WHAT NEEDS TO BE DONE
Where does the string "matplotlib" appear? Copy every line of the entries below that holds it.

## START GIVEN RECORDS

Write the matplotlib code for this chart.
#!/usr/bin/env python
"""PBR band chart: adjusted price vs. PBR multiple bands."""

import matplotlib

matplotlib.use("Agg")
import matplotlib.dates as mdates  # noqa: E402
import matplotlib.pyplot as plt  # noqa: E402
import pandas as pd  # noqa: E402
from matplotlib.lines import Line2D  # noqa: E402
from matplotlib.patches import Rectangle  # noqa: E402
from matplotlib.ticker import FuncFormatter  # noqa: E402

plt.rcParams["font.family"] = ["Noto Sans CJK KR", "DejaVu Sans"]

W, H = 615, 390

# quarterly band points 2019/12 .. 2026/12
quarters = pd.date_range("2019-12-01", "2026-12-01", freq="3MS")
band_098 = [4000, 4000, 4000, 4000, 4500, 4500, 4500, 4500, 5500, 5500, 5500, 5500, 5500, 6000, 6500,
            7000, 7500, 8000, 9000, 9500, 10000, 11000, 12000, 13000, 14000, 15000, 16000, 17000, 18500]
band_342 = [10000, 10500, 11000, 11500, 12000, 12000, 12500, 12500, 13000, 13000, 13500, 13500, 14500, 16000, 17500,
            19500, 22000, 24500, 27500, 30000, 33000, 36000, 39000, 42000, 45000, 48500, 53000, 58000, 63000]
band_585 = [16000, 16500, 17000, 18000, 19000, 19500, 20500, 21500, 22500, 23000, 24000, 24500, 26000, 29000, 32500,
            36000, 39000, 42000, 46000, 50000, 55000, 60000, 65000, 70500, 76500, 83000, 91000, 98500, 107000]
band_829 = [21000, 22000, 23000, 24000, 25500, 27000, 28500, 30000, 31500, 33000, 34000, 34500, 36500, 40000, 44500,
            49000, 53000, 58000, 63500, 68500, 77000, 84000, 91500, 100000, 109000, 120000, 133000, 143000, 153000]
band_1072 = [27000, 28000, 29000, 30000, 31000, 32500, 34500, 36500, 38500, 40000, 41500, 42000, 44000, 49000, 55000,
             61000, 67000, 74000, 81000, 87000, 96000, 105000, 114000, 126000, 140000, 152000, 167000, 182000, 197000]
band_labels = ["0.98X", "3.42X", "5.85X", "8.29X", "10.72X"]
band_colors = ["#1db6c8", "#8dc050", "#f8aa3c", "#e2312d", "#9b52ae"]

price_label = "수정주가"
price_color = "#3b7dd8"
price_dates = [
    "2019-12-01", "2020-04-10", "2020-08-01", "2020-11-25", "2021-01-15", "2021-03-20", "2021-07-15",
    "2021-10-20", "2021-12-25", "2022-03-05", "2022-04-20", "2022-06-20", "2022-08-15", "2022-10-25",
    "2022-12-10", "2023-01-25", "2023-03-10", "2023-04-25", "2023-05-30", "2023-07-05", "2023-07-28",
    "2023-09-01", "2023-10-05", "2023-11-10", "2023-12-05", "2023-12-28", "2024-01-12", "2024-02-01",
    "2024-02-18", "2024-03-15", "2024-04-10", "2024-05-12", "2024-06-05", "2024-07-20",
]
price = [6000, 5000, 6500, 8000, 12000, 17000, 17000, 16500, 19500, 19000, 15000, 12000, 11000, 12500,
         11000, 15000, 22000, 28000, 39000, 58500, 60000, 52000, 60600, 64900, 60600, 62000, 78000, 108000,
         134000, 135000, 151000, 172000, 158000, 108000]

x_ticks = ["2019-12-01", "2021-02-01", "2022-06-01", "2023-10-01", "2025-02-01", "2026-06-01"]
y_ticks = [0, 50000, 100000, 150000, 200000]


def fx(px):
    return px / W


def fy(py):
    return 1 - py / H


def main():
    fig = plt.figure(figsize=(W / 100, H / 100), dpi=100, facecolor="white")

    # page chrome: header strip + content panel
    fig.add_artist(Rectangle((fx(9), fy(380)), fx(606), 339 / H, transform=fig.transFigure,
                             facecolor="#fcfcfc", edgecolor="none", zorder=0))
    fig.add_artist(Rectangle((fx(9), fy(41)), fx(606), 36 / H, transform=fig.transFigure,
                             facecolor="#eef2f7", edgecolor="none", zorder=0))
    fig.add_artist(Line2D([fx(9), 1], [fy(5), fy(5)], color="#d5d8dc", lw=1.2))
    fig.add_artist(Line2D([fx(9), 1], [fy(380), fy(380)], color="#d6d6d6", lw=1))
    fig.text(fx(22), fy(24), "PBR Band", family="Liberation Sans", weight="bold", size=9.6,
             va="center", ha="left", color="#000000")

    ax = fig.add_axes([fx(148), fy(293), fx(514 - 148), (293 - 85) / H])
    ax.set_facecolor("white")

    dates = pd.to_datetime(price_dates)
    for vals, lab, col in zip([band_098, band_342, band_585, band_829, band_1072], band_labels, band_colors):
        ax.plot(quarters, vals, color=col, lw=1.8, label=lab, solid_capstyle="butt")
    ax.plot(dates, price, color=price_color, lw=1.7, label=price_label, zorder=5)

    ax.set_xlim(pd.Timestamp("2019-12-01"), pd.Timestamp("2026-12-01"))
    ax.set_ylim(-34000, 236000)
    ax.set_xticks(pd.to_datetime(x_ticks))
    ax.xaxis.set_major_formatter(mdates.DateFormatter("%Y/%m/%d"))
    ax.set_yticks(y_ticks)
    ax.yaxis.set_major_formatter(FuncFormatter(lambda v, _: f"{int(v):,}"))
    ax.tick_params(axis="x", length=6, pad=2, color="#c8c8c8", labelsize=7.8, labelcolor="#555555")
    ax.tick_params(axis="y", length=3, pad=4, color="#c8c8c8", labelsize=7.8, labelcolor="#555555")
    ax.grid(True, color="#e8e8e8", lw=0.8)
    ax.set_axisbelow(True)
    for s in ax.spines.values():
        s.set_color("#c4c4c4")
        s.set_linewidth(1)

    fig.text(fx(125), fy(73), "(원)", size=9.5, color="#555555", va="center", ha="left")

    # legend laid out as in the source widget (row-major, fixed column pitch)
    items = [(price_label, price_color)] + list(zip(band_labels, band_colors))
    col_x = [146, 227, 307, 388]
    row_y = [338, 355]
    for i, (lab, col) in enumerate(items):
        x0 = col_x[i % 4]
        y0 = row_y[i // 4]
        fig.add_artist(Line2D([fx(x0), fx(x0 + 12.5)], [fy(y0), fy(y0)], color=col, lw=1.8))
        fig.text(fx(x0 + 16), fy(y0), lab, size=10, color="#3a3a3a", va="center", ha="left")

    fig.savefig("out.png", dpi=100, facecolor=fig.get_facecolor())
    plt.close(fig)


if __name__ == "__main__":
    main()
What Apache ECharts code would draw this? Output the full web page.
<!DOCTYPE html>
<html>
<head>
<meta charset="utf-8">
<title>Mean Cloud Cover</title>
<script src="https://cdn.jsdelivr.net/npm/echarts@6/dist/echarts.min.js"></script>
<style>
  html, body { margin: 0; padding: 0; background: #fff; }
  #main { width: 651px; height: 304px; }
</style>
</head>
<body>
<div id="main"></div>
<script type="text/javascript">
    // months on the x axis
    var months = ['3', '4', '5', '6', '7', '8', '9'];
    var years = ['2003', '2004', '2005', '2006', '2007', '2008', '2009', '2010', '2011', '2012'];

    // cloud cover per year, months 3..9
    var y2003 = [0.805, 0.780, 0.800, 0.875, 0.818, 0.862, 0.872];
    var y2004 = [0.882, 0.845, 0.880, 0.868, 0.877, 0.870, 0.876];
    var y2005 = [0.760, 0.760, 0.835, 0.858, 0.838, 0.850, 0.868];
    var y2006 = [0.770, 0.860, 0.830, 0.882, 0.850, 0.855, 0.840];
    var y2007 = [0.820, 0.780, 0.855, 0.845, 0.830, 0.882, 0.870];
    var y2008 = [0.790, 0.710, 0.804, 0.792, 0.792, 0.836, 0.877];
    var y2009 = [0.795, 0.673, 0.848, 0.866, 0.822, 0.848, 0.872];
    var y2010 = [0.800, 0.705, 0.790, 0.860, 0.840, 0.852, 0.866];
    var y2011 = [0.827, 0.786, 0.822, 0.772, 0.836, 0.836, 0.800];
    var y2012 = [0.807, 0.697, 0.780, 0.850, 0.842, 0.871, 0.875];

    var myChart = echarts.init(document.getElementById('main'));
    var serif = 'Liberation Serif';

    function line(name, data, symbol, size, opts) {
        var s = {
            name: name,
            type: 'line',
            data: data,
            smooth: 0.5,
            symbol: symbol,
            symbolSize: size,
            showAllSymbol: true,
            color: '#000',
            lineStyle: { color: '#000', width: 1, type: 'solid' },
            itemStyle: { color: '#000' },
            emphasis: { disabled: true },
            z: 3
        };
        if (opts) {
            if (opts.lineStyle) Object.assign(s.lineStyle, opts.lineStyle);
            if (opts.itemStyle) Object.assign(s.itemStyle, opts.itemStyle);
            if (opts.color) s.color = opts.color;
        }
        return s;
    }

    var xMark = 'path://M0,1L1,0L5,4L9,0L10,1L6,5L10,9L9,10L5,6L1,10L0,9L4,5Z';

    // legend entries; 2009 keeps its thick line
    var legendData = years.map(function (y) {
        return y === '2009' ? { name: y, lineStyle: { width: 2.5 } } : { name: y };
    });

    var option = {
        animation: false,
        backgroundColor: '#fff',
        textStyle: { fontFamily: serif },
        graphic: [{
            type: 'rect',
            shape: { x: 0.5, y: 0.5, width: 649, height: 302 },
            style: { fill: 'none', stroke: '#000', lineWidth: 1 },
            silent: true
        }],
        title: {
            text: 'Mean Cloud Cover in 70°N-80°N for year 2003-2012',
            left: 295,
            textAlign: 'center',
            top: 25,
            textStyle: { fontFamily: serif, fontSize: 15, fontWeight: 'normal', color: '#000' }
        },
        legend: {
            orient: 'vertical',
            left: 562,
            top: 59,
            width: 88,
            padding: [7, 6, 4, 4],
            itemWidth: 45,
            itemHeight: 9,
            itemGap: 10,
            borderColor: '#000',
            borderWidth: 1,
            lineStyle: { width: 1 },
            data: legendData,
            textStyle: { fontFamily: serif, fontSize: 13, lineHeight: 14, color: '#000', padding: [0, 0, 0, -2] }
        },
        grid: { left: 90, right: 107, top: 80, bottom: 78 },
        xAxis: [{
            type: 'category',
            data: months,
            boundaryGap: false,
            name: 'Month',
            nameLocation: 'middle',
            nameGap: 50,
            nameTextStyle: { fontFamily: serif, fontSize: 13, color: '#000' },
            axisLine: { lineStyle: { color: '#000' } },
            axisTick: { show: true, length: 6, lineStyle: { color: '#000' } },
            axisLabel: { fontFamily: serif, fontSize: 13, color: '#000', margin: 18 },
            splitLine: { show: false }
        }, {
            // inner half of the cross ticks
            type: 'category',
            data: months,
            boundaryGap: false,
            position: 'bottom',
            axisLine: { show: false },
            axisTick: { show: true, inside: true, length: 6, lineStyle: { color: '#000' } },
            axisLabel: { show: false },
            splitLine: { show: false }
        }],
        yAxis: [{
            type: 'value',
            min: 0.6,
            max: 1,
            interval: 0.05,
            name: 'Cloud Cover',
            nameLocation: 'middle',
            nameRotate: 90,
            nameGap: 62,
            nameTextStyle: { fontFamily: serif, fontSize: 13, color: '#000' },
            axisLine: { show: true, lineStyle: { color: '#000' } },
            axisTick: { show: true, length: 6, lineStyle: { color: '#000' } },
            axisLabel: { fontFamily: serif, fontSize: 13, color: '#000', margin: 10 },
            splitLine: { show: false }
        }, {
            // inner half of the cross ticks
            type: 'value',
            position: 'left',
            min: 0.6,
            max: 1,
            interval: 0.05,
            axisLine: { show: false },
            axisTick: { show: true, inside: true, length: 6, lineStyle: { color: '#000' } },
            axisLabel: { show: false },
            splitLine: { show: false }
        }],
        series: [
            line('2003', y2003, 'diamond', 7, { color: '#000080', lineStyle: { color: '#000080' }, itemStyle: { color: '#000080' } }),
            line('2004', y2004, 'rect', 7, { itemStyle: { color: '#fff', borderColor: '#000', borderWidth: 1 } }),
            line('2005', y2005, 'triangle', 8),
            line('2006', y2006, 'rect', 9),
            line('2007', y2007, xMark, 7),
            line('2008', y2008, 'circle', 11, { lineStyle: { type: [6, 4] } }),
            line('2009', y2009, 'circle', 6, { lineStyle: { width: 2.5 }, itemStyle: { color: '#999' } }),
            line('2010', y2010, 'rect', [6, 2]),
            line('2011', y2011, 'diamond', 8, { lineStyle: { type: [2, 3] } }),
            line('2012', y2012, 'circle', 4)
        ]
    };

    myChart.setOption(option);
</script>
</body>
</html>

## END GIVEN RECORDS

ANSWER TO THE PROBLEM
Write the matplotlib code for this chart.
import matplotlib
matplotlib.use("Agg")
import matplotlib.dates as mdates  # noqa: E402
import matplotlib.pyplot as plt  # noqa: E402
from matplotlib.lines import Line2D  # noqa: E402
from matplotlib.patches import Rectangle  # noqa: E402
from matplotlib.ticker import FuncFormatter  # noqa: E402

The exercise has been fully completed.